L'ordonnance de clôture est du 10 septembre 2019.
MOTIFS DE L'ARRÊT
En application des dispositions de l'article 455 du code de procédure civile, il est expressément renvoyé, pour un exposé exhaustif des prétentions et moyens des parties, aux conclusions écrites qu'elles ont transmises, telles que susvisées.
Sur les chefs du jugement non critiqués
Le jugement déféré n'est pas critiqué en ce qu'il a débouté la société NEBULUS de sa demande de nullité du modèle FLYER n°20133802 de la société ARTEXTYL.
Par ailleurs, la société appelante ARTEXTYL indique dans le dispositif de ses conclusions qu'elle sollicite la réformation du jugement en ce qu'il l'a déclarée irrecevable à agir en contrefaçon du modèle BILLALn°20113638 et en ce qu'il a ordonné la transmission de la décision à l'INPI mais elle ne consacre aucun développement à la validité de ce modèle BILLAL ni ne forme aucune demande au titre de la contrefaçon de ce modèle sur le fondement des articles L. 511-1 et suivants du code de la propriété intellectuelle.

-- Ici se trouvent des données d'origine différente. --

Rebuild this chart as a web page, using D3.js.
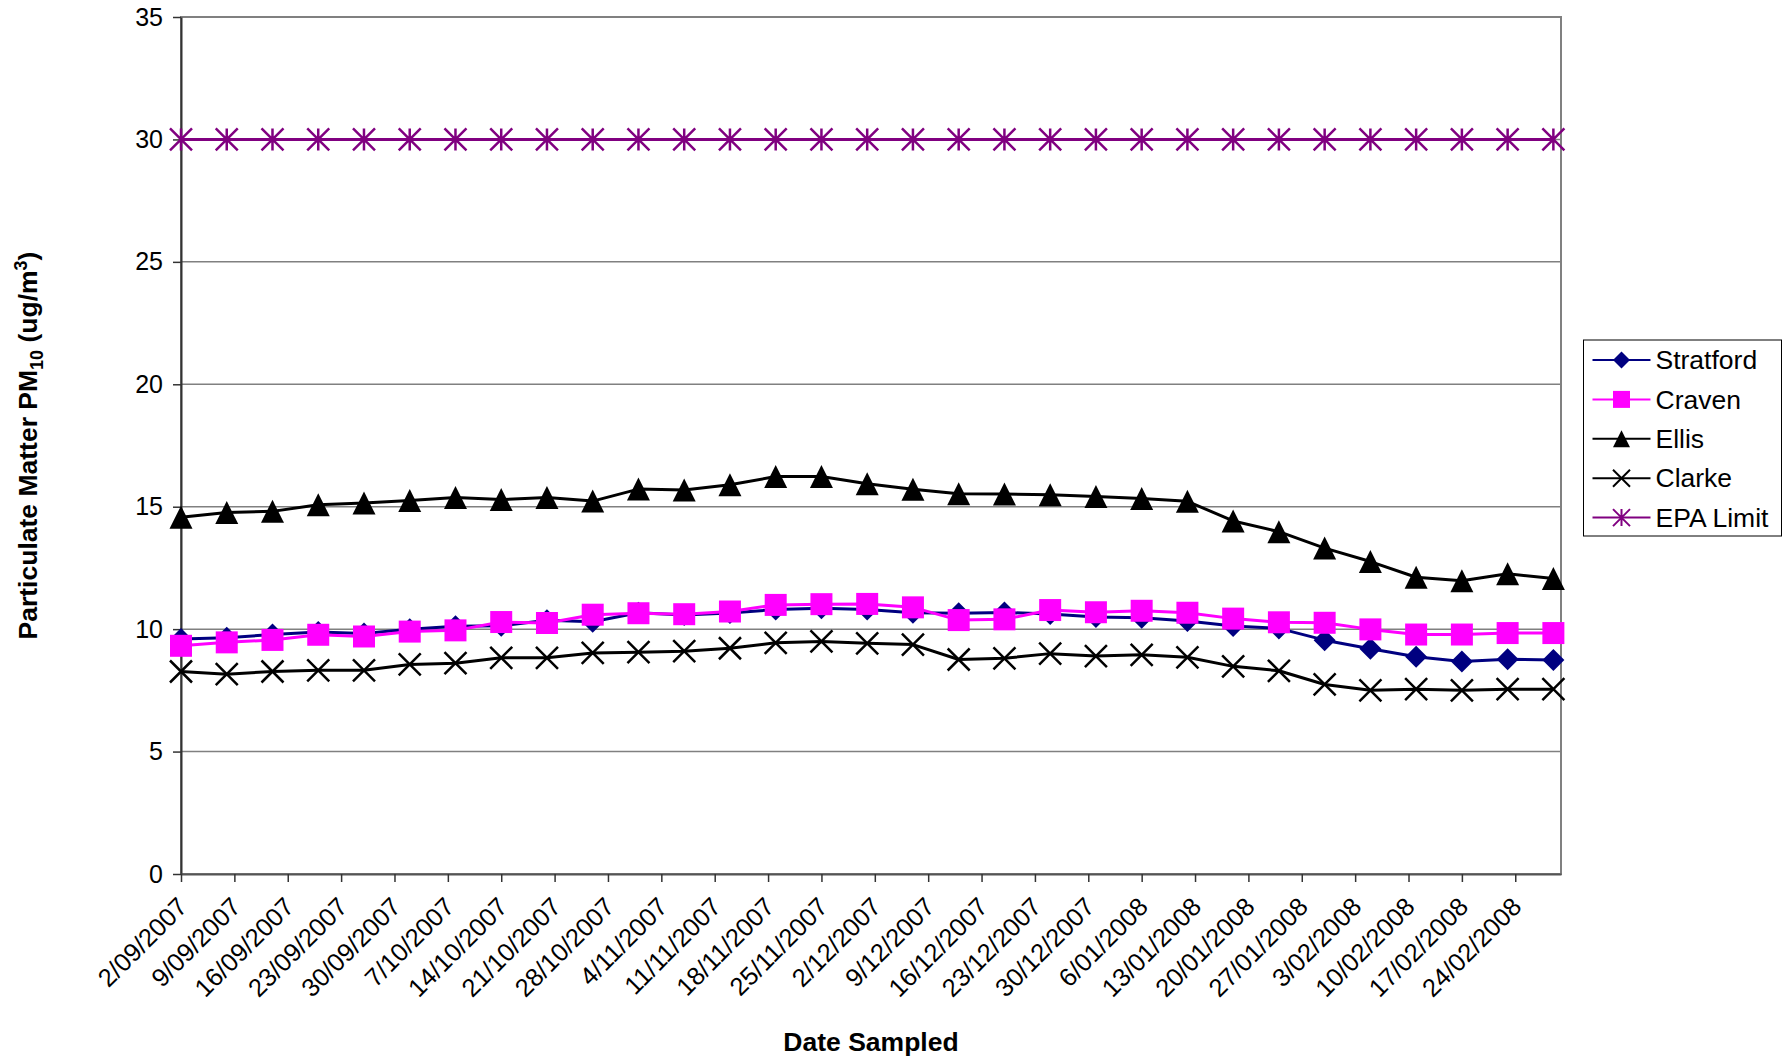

Elle ne demande pas non plus l'infirmation du jugement en ce qu'il a prononcé la nullité de son modèle BILLALn°20113638 pour défaut de caractère propre.

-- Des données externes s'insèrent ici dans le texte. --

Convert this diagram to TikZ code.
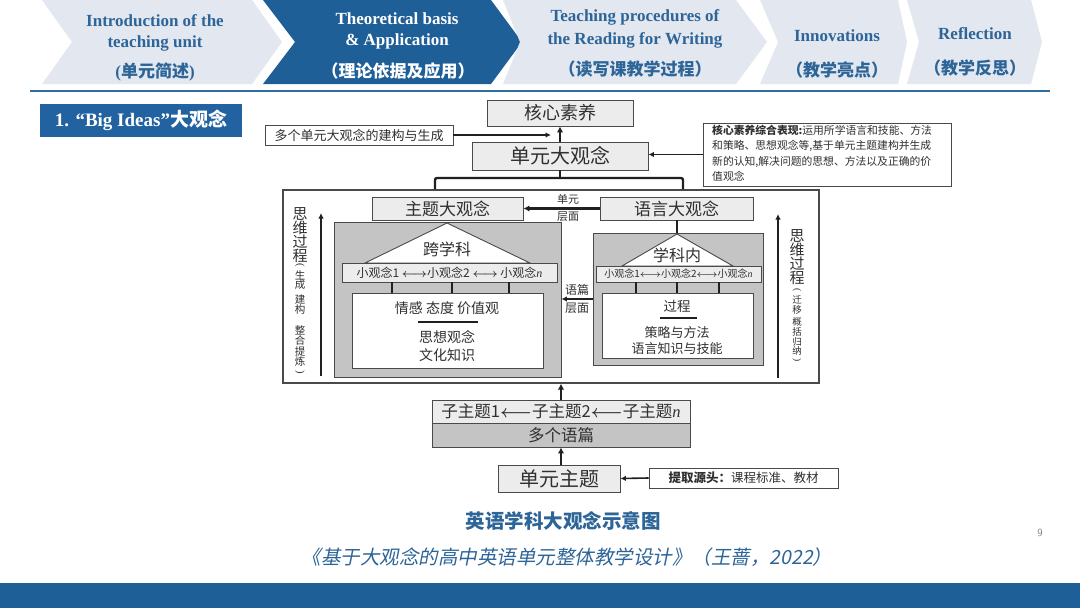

Dès lors, en l'absence de toute critique, le jugement entrepris sera confirmé, par adoption de ses motifs pertinents et exacts, tant en fait qu'en droit, en ce qu'il a :
- débouté la société NEBULUS de sa demande de nullité du modèle FLYER n°20133802,
- dit que le modèle BILLALn°20113638 est nul pour défaut de caractère propre,
- déclaré, en conséquence, la société ARTEXTYL irrecevable à agir en contrefaçon du modèle BILLAL à l'encontre de la société NEBULUS sur le fondement de l'article L. 513-4 du code de la propriété intellectuelle,
- dit que le jugement une fois devenu définitif sera transmis à la requête de la partie la plus diligente à l'INPI en vue de son inscription au registre national des dessins et modèles.
Sur les demandes de la société ARTEXTYL en contrefaçon de dessins et modèles français et de droits d'auteur
Sur les droits de dessins et modèles et les droits d'auteur détenus par la société ARTEXTYL
La société NEBULUS ne contestant pas le jugement en ce qu'il l'a déboutée de sa demande de nullité du modèle FLYERn°n°20133802 et la société ARTEXTYL ne le critiquant pas en ce qu'il a dit que son modèle BILLALn°20113638 était nul pour défaut de caractère propre, seule la validité du modèle AYERn°20143155 est en débat devant la cour.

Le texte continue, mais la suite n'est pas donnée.